Преподобный Сергий своей жизнью, самой возможностью такой жизни дал почувствовать заскорбевшему народу, что в нем еще не все доброе погасло и замерло.
«Современным, засохшим в абстракциях и схемах языком трудно изобразить живые, глубоко сокрытые движения верующей народной души. В эту душу глубоко запало какое-то сильное и светлое впечатление, произведенное когда-то одним человеком и произведенное неуловимыми, бесшумными нравственными средствами, про которые не знаешь, что и рассказать, как не находишь слов для передачи иного светлого и ободряющего, хотя молчаливого взгляда. Виновник впечатления давно ушел, исчезла и обстановка его деятельности, оставив скудные остатки в монастырской ризнице да источник, изведенный его молитвою, а впечатление все живет, переливаясь свежей струёй из поколения в поколение, и ни народные бедствия, ни нравственные переломы в обществе доселе не могли сгладить его. Первое смутное ощущение нравственного мужества, первый проблеск духовного пробуждения — вот в чем состояло это впечатление». «Он вышел из нас, был плоть от плоти нашей и кость от костей наших, а поднялся на такую высоту, о которой мы и не чаяли, чтобы она кому-нибудь из наших была доступна. Так думали тогда все на Руси».

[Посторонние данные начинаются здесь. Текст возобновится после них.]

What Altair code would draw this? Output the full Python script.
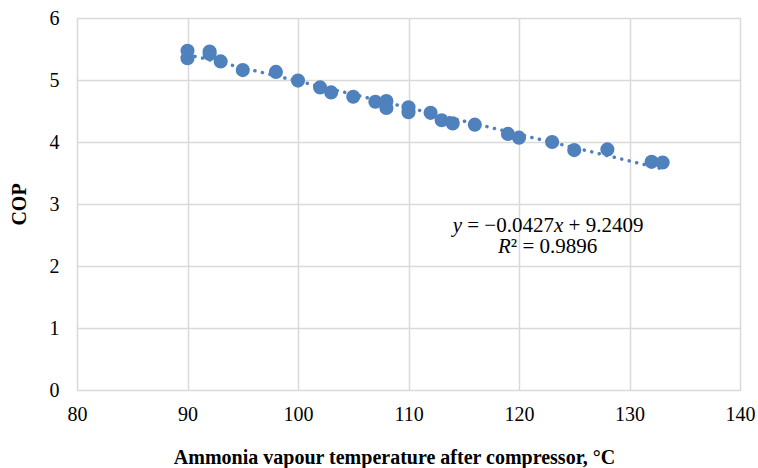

Русские люди XIV века признали это действие чудом, потому что "оживить и привести в движение нравственное чувство народа, поднять его дух выше его привычного уровня — такое проявление духовного влияния всегда признавалось чудесным, творческим актом; таково оно и есть по своему существу и происхождению, потому что его источник — вера».

Уже после совершившийся революции, св. патриарх Тихон в своих посланиях к советскому правительству, в защиту Свято-Троицкой Сергиевой Лавры и мощей преподобного Сергия приводил слова великого русского историка Ключевского, которые он прямо называл «пророческими»: «Творя память преподобного Сергия, мы проверяем самих себя, пересматриваем свой нравственный запас, завещанный нам великими строителями нашего нравственного порядка, обновляем его, пополняя произведенные в нем траты. Ворота лавры преподобного Сергия затворятся и лампады погаснут над его гробницей — только тогда, когда мы растратим этот запас без остатка, не пополняя его».